Leviticus 19:27 for all these things were done by the people who lived in the land before you, and the land became defiled.

Have you ever wondered why your parents made the rules they did for you? Why was that out of bounds? Why couldn’t you run with scissors in your hands? Why was looking both ways so important before crossing the street? Why was hanging upside down from a tree branch off limits! It was fun!

Behind every one of those rules, if you dug for it, there was a story of hurt and tragedy. Some kid was just being a kid and they got hurt running with scissors, hit by a car, fell from the tree. And parents just want to keep their kids safe! Right?

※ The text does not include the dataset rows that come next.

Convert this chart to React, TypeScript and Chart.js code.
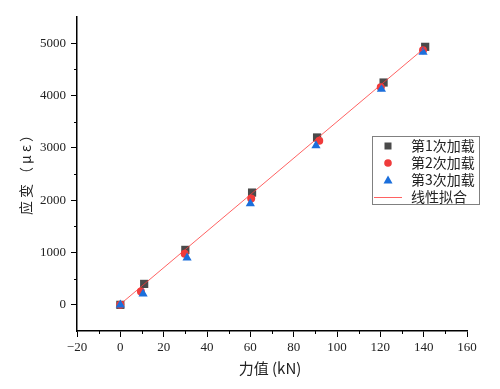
import React, { useEffect, useRef } from "react";
import { Chart, registerables } from "chart.js";

Chart.register(...registerables);

const loadX1 = [0, 11, 30, 60.8, 90.8, 121.5, 140.7];
const strain1 = [0, 400, 1050, 2145, 3198, 4248, 4930];
const loadX2 = [0, 9.5, 29.7, 60.4, 91.8, 120.2, 139.7];
const strain2 = [0, 254, 975, 2034, 3135, 4160, 4866];
const loadX3 = [0, 10.5, 30.8, 60, 90.3, 120.5, 139.7];
const strain3 = [0, 210, 900, 1935, 3045, 4120, 4830];
const fitX = [0.8, 140.7];
const fitY = [40, 4918];

const seriesNames = ["第1次加载", "第2次加载", "第3次加载", "线性拟合"];
const xTitle = "力值 (kN)";
const yTitle = "应变（με）";
const xMin = -20, xMax = 160, xStep = 20;
const yMin = -500, yMax = 5500, yStep = 1000;

const colSquare = "#4a4a4a";
const colCircle = "#ef3b3b";
const colTri = "#1b6fdc";
const colLine = "#ff3a3a";

const toPts = (xs: number[], ys: number[]) => xs.map((x, i) => ({ x, y: ys[i] }));

const CA = { left: 77, right: 467, top: 17, bottom: 331 };
const W = 500, H = 389;

const fmt = (v: number) => (v < 0 ? "\u2212" + Math.abs(v) : String(v));

const decoPlugin = {
  id: "deco",
  afterDraw(chart: any) {
    const ctx = chart.ctx;
    const xs = chart.scales.x, ys = chart.scales.y;
    const ca = chart.chartArea;
    ctx.save();
    ctx.strokeStyle = "#000";
    ctx.lineWidth = 1;
    for (let v = xMin + xStep / 2; v < xMax; v += xStep) {
      const px = Math.round(xs.getPixelForValue(v)) + 0.5;
      ctx.beginPath();
      ctx.moveTo(px, ca.bottom);
      ctx.lineTo(px, ca.bottom + 3);
      ctx.stroke();
    }
    for (let v = 500; v < yMax; v += yStep) {
      const py = Math.round(ys.getPixelForValue(v)) + 0.5;
      ctx.beginPath();
      ctx.moveTo(ca.left, py);
      ctx.lineTo(ca.left - 3, py);
      ctx.stroke();
    }
    ctx.fillStyle = "#222";
    ctx.font = '15px "Noto Sans CJK SC", "Liberation Serif", serif';
    ctx.textAlign = "center";
    ctx.textBaseline = "middle";
    ctx.fillText(xTitle, (ca.left + ca.right) / 2 - 2, 368);
    ctx.save();
    ctx.translate(26, 170);
    ctx.rotate(-Math.PI / 2);
    ctx.font = '14px "Noto Sans CJK SC", serif';
    (ctx as any).letterSpacing = "3px";
    ctx.fillText(yTitle, 0, 0);
    (ctx as any).letterSpacing = "0px";
    ctx.restore();
    const lx = 372.5, ly = 136.5, lw = 107, lh = 68;
    ctx.fillStyle = "#fff";
    ctx.fillRect(lx, ly, lw, lh);
    ctx.strokeStyle = "#808080";
    ctx.lineWidth = 1;
    ctx.strokeRect(lx, ly, lw, lh);
    const rowY = [146, 163, 180, 197];
    const mx = 388;
    ctx.fillStyle = colSquare;
    ctx.fillRect(mx - 3.5, rowY[0] - 3.5, 7, 7);
    ctx.fillStyle = colCircle;
    ctx.beginPath();
    ctx.arc(mx, rowY[1], 3.8, 0, Math.PI * 2);
    ctx.fill();
    ctx.fillStyle = colTri;
    ctx.beginPath();
    ctx.moveTo(mx, rowY[2] - 4.5);
    ctx.lineTo(mx + 4.5, rowY[2] + 3.5);
    ctx.lineTo(mx - 4.5, rowY[2] + 3.5);
    ctx.closePath();
    ctx.fill();
    ctx.strokeStyle = colLine;
    ctx.lineWidth = 0.8;
    ctx.beginPath();
    ctx.moveTo(374, rowY[3] + 0.5);
    ctx.lineTo(402, rowY[3] + 0.5);
    ctx.stroke();
    ctx.fillStyle = "#222";
    ctx.textAlign = "left";
    ctx.font = '14px "Noto Sans CJK SC", serif';
    seriesNames.forEach((n, i) => ctx.fillText(n, 411, rowY[i]));
    ctx.restore();
  },
};

export default function App() {
  const ref = useRef<HTMLCanvasElement>(null);
  useEffect(() => {
    document.body.style.margin = "0";
    const chart = new Chart(ref.current!, {
      type: "scatter",
      data: {
        datasets: [
          {
            label: seriesNames[3],
            type: "line",
            data: toPts(fitX, fitY),
            borderColor: colLine,
            borderWidth: 0.8,
            pointRadius: 0,
            fill: false,
            order: 0,
          },
          {
            label: seriesNames[2],
            data: toPts(loadX3, strain3),
            pointStyle: "triangle",
            pointRadius: 5.3,
            backgroundColor: colTri,
            borderColor: colTri,
            borderWidth: 0,
            order: 1,
          },
          {
            label: seriesNames[1],
            data: toPts(loadX2, strain2),
            pointStyle: "circle",
            pointRadius: 4,
            backgroundColor: colCircle,
            borderColor: colCircle,
            borderWidth: 0,
            order: 2,
          },
          {
            label: seriesNames[0],
            data: toPts(loadX1, strain1),
            pointStyle: "rect",
            pointRadius: 5.8,
            backgroundColor: colSquare,
            borderColor: colSquare,
            borderWidth: 0,
            order: 3,
          },
        ],
      },
      options: {
        animation: false,
        responsive: false,
        layout: { padding: { left: 0, right: W - CA.right, top: CA.top, bottom: 0 } },
        plugins: { legend: { display: false }, tooltip: { enabled: false } },
        scales: {
          x: {
            type: "linear",
            min: xMin,
            max: xMax,
            ticks: {
              stepSize: xStep,
              color: "#222",
              padding: 3,
              maxRotation: 0,
              font: { family: '"Liberation Serif", serif', size: 13 },
              callback: (v: any) => fmt(Number(v)),
            },
            grid: { drawOnChartArea: false, drawTicks: true, tickLength: 6, color: "#000", tickColor: "#000" },
            border: { display: true, color: "#000", width: 1.5 },
            afterFit: (s: any) => {
              s.height = H - CA.bottom;
            },
          },
          y: {
            type: "linear",
            min: yMin,
            max: yMax,
            afterBuildTicks: (s: any) => {
              const t = [];
              for (let v = 0; v <= 5000; v += yStep) t.push({ value: v });
              s.ticks = t;
            },
            ticks: {
              color: "#222",
              padding: 5,
              font: { family: '"Liberation Serif", serif', size: 13 },
              callback: (v: any) => fmt(Number(v)),
            },
            grid: { drawOnChartArea: false, drawTicks: true, tickLength: 6, color: "#000", tickColor: "#000" },
            border: { display: true, color: "#000", width: 1.5 },
            afterFit: (s: any) => {
              s.width = CA.left;
            },
          },
        },
      },
      plugins: [decoPlugin],
    } as any);
    return () => chart.destroy();
  }, []);
  return (
    <div style={{ width: W, height: H }}>
      <canvas ref={ref} width={W} height={H} style={{ display: "block" }} />
    </div>
  );
}
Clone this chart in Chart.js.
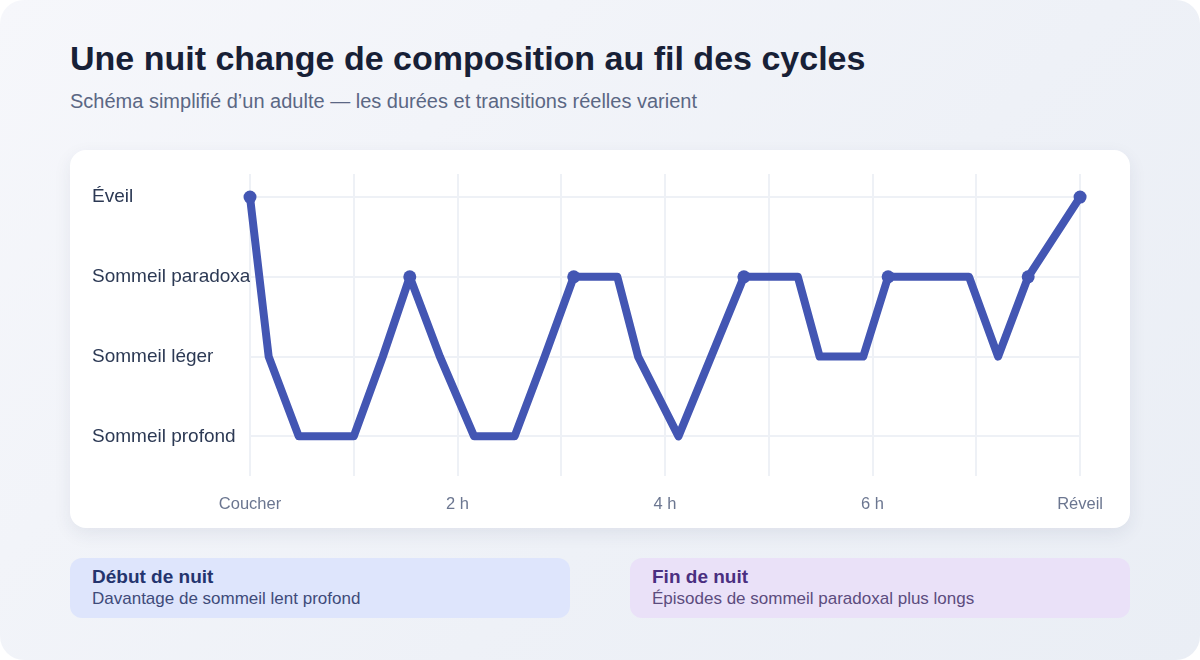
<!DOCTYPE html>
<html lang="fr">
<head>
<meta charset="utf-8">
<script src="https://cdn.jsdelivr.net/npm/chart.js@4/dist/chart.umd.min.js"></script>
<style>
  html, body { margin: 0; padding: 0; background: #ffffff; }
  body { width: 1200px; height: 660px; overflow: hidden; font-family: 'Liberation Sans', Arial, sans-serif; }
  .frame {
    position: relative; width: 1200px; height: 660px; border-radius: 24px;
    background: linear-gradient(135deg, #f6f7fb 0%, #eef1f7 60%, #eaeef5 100%);
  }
  h1 {
    position: absolute; left: 70px; top: 38px; margin: 0;
    font-size: 34px; line-height: 40px; font-weight: 700; color: #172036;
  }
  .sub {
    position: absolute; left: 70px; top: 89px; margin: 0;
    font-size: 20px; line-height: 24px; color: #5b6784;
  }
  .card {
    position: absolute; left: 70px; top: 150px; width: 1060px; height: 378px;
    background: #ffffff; border-radius: 16px;
    box-shadow: 0 6px 18px rgba(40, 55, 90, 0.08);
  }
  .card canvas { position: absolute; left: 22px; top: 0; }
  .note {
    position: absolute; top: 558px; width: 500px; height: 60px; border-radius: 12px;
    box-sizing: border-box; padding: 8px 22px 0 22px;
  }
  .note b { display: block; font-size: 19px; line-height: 22px; }
  .note span { display: block; font-size: 17px; line-height: 20px; margin-top: 1px; }
  .early { left: 70px; background: #dee5fc; }
  .early b { color: #24346e; }
  .early span { color: #3e4b7a; }
  .late { left: 630px; background: #eae1f8; }
  .late b { color: #4a2f80; }
  .late span { color: #5c4c7e; }
</style>
</head>
<body>
<div class="frame">
  <h1>Une nuit change de composition au fil des cycles</h1>
  <p class="sub">Schéma simplifié d’un adulte — les durées et transitions réelles varient</p>
  <div class="card">
    <canvas id="hypnogram" width="1029" height="397" style="width:1029px;height:397px"></canvas>
  </div>
  <div class="note early"><b>Début de nuit</b><span>Davantage de sommeil lent profond</span></div>
  <div class="note late"><b>Fin de nuit</b><span>Épisodes de sommeil paradoxal plus longs</span></div>
</div>
<script>
// Stages, bottom to top
const stageLabels = ['Sommeil profond', 'Sommeil léger', 'Sommeil paradoxal', 'Éveil'];

// Time since going to bed (hours) and stage index at each transition
const hours = [0, 0.18, 0.47, 1.0, 1.28, 1.54, 1.83, 2.16, 2.55, 2.84, 3.12, 3.54, 3.74, 4.13, 4.76, 5.28, 5.49, 5.91, 6.15, 6.93, 7.21, 7.5, 8];
const stages = [3, 1, 0, 0, 1, 2, 1, 0, 0, 1, 2, 2, 1, 0, 2, 2, 1, 1, 2, 2, 1, 2, 3];

// Points marked on the curve (start, each REM onset, wake-up)
const markedHours = [0, 1.54, 3.12, 4.76, 6.15, 7.5, 8];

// X axis labels
const tickHours = [0, 2, 4, 6, 8];
const tickLabels = ['Coucher', '2 h', '4 h', '6 h', 'Réveil'];

const lineColor = '#4356b3';
const fontFamily = "'Liberation Sans', Arial, sans-serif";
const points = hours.map((h, i) => ({ x: h, y: stages[i] }));
const radii = hours.map(h => markedHours.includes(h) ? 6.5 : 0);

const ctx = document.getElementById('hypnogram').getContext('2d');
new Chart(ctx, {
  type: 'line',
  data: {
    datasets: [{
      data: points,
      borderColor: lineColor,
      backgroundColor: lineColor,
      borderWidth: 8,
      borderJoinStyle: 'round',
      borderCapStyle: 'round',
      tension: 0,
      pointRadius: radii,
      pointBackgroundColor: lineColor,
      pointBorderWidth: 0,
      pointHoverRadius: radii
    }]
  },
  options: {
    responsive: false,
    animation: false,
    clip: false,
    layout: { padding: { top: 24, right: 17, bottom: 15, left: 0 } },
    plugins: {
      legend: { display: false },
      tooltip: { enabled: false }
    },
    scales: {
      x: {
        type: 'linear',
        min: 0,
        max: 8,
        grid: { color: '#eef1f6', lineWidth: 2, drawTicks: false },
        border: { display: false },
        ticks: {
          stepSize: 1,
          padding: 18,
          maxRotation: 0,
          color: '#6b7690',
          font: { family: fontFamily, size: 16.5 },
          callback: function(value) {
            const i = tickHours.indexOf(value);
            return i >= 0 ? tickLabels[i] : '';
          }
        }
      },
      y: {
        type: 'linear',
        min: -0.5,
        max: 3.29,
        afterBuildTicks: function(axis) {
          axis.ticks = stageLabels.map((_, i) => ({ value: i }));
        },
        afterFit: function(axis) {
          axis.width = 158;
        },
        grid: { color: '#eef1f6', lineWidth: 2, drawTicks: false },
        border: { display: false },
        ticks: {
          crossAlign: 'far',
          padding: 0,
          color: '#2c3954',
          font: { family: fontFamily, size: 19 },
          callback: function(value) {
            return stageLabels[value] || '';
          }
        }
      }
    }
  }
});
</script>
</body>
</html>
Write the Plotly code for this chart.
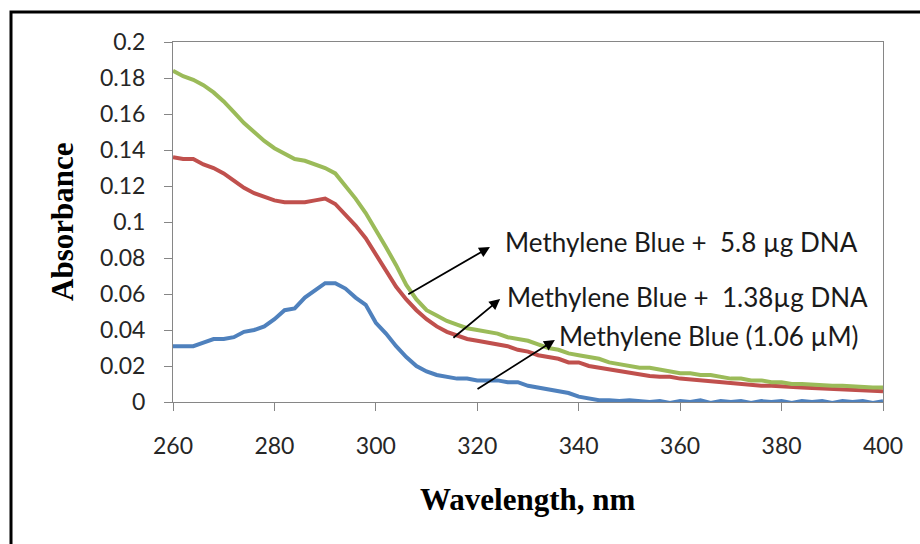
import plotly.graph_objects as go

wavelength = list(range(260, 401, 2))

mb_5_8ug = [0.184, 0.181, 0.179, 0.176, 0.172, 0.167, 0.161, 0.155, 0.150, 0.145,
            0.141, 0.138, 0.135, 0.134, 0.132, 0.130, 0.127, 0.120, 0.113, 0.105,
            0.096, 0.086, 0.076, 0.065, 0.057, 0.051, 0.048, 0.045, 0.043, 0.041,
            0.040, 0.039, 0.038, 0.036, 0.035, 0.034, 0.032, 0.030, 0.029, 0.027,
            0.026, 0.025, 0.024, 0.022, 0.021, 0.020, 0.019, 0.019, 0.018, 0.017,
            0.016, 0.016, 0.015, 0.015, 0.014, 0.013, 0.013, 0.012, 0.012, 0.011,
            0.011, 0.010, 0.010, 0.0095, 0.0095, 0.009, 0.009, 0.0085, 0.0085, 0.008,
            0.008]

mb_1_38ug = [0.136, 0.135, 0.135, 0.132, 0.130, 0.127, 0.123, 0.119, 0.116, 0.114,
             0.112, 0.111, 0.111, 0.111, 0.112, 0.113, 0.110, 0.104, 0.098, 0.091,
             0.082, 0.073, 0.064, 0.057, 0.051, 0.046, 0.042, 0.039, 0.037, 0.035,
             0.034, 0.033, 0.032, 0.031, 0.029, 0.028, 0.026, 0.025, 0.024, 0.022,
             0.022, 0.020, 0.019, 0.018, 0.017, 0.016, 0.015, 0.0145, 0.014, 0.014,
             0.013, 0.0125, 0.012, 0.0115, 0.011, 0.010, 0.010, 0.0095, 0.009, 0.009,
             0.0085, 0.008, 0.008, 0.0078, 0.0075, 0.0072, 0.007, 0.007, 0.0065, 0.0062,
             0.006]

mb_only = [0.031, 0.031, 0.031, 0.033, 0.035, 0.035, 0.036, 0.039, 0.040, 0.042,
           0.046, 0.051, 0.052, 0.058, 0.062, 0.066, 0.066, 0.063, 0.058, 0.054,
           0.044, 0.038, 0.031, 0.025, 0.020, 0.017, 0.015, 0.014, 0.013, 0.013,
           0.012, 0.012, 0.012, 0.011, 0.011, 0.009, 0.008, 0.007, 0.006, 0.005,
           0.003, 0.002, 0.001, 0.001, 0.0005, 0.001, 0.0005, 0.0, 0.0005, -0.0005,
           0.0005, 0.0, 0.001, -0.0005, 0.0005, 0.0, 0.0005, -0.0005, 0.0005, 0.0,
           0.0005, -0.0005, 0.0005, 0.0, 0.0005, -0.0005, 0.0005, 0.0, 0.0005, -0.0005,
           0.0005]

y_ticks = [0, 0.02, 0.04, 0.06, 0.08, 0.1, 0.12, 0.14, 0.16, 0.18, 0.2]
y_tick_text = ["0", "0.02", "0.04", "0.06", "0.08", "0.1", "0.12", "0.14", "0.16", "0.18", "0.2"]
x_ticks = [260, 280, 300, 320, 340, 360, 380, 400]

fig = go.Figure()
for ys, col in [(mb_only, "#4F81BD"), (mb_1_38ug, "#C0504D"), (mb_5_8ug, "#9BBB59")]:
    fig.add_trace(go.Scatter(x=wavelength, y=ys, mode="lines",
                             line=dict(color=col, width=4), showlegend=False))

tick_font = dict(family="Lato", size=23, color="#262626")
fig.update_xaxes(range=[260, 400], tickvals=x_ticks, ticks="outside", ticklen=8,
                 tickcolor="#868686", showline=True, linecolor="#868686", linewidth=1,
                 mirror=True, showgrid=False, zeroline=False, tickfont=tick_font,
                 ticklabelstandoff=15)
fig.update_yaxes(range=[0, 0.2], tickvals=y_ticks, ticktext=y_tick_text, ticks="outside",
                 ticklen=8, tickcolor="#868686", showline=True, linecolor="#868686",
                 linewidth=1, mirror=True, showgrid=False, zeroline=False,
                 tickfont=tick_font, ticklabelstandoff=14)

title_font = dict(family="Liberation Serif", size=31, color="#000000")
ann_font = dict(family="Lato", size=26, color="#1a1a1a")
annotations = [
    dict(xref="paper", yref="paper", x=(527 - 173) / 710, y=(402 - 499) / 360,
         text="<b>Wavelength, nm</b>", showarrow=False, font=title_font,
         xanchor="center", yanchor="middle"),
    dict(xref="paper", yref="paper", x=(62 - 173) / 710, y=(402 - 222) / 360,
         text="<b>Absorbance</b>", showarrow=False, font=title_font,
         xanchor="center", yanchor="middle", textangle=-90),
    # arrows
    dict(x=322.5, y=0.0861, ax=306.1, ay=0.0594, axref="x", ayref="y", text="", showarrow=True,
         arrowhead=2, arrowsize=1.2, arrowwidth=1.8, arrowcolor="#000000"),
    dict(x=324.5, y=0.0572, ax=315.0, ay=0.035, axref="x", ayref="y", text="", showarrow=True,
         arrowhead=2, arrowsize=1.2, arrowwidth=1.8, arrowcolor="#000000"),
    dict(x=335.3, y=0.0344, ax=319.75, ay=0.0067, axref="x", ayref="y", text="", showarrow=True,
         arrowhead=2, arrowsize=1.2, arrowwidth=1.8, arrowcolor="#000000"),
    # labels
    dict(x=325.1, y=0.0889, text="Methylene Blue +\u00a0\u00a05.8 µg DNA", showarrow=False,
         xanchor="left", yanchor="middle", font=ann_font),
    dict(x=325.5, y=0.0583, text="Methylene Blue +\u00a0\u00a01.38µg DNA", showarrow=False,
         xanchor="left", yanchor="middle", font=ann_font),
    dict(x=335.7, y=0.0367, text="Methylene Blue (1.06 µM)", showarrow=False,
         xanchor="left", yanchor="middle", font=ann_font),
]

fig.update_layout(
    width=920, height=544,
    margin=dict(l=173, r=37, t=42, b=142),
    plot_bgcolor="white", paper_bgcolor="white",
    annotations=annotations,
    shapes=[dict(type="rect", xref="paper", yref="paper",
                 x0=(11 - 173) / 710, x1=(940 - 173) / 710,
                 y0=(402 - 570) / 360, y1=(402 - 12) / 360,
                 line=dict(color="#000000", width=3), fillcolor="rgba(0,0,0,0)", layer="below")],
)

fig.write_html("out.html")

Our text is near the end of a chapter that almost never is read out loud in the congregational setting. In fact, kids are not encouraged to read this chapter, if parents have anything to say about it, at least until they are older. It is a chapter about forbidden sexual relationships. Most of it would be considered incest today.

But why did these practices become forbidden for the Israelites? Were they practicing them, and being rebuked? Why spell out in such detail all the relationships that were forbidden in such detail?

Our text tells us plainly. These were practices done by the neighboring cultures of that day. The LORD was helping form a community that was different from those cultures. And one of the ways they were to be different was in their sexual practices.

You see, sexual intimacy was meant to be in one relationship only, husband and wife. All these other combinations were off limits. It isn’t about genetic abnormalities. It is about the damage that would be done to relationships, about breaking the familial bonds. The LORD wants to create a new kind of family where sex becomes sacred and families are preserved.

You might say that these types of hookups don’t happen these days. You would be wrong. Having sat in the chair as a Therapist and listened to the messes people make of their lives for many years, I can assure you, people are still doing these kinds of things.

The unsettling part is that our culture, or at least certain segments of our culture, is embracing some of these connections. And our text tells us that for the Israelites, these practices defiled the land itself, and the land vomited out the inhabitants. Is our land going to vomit us out because of these practices?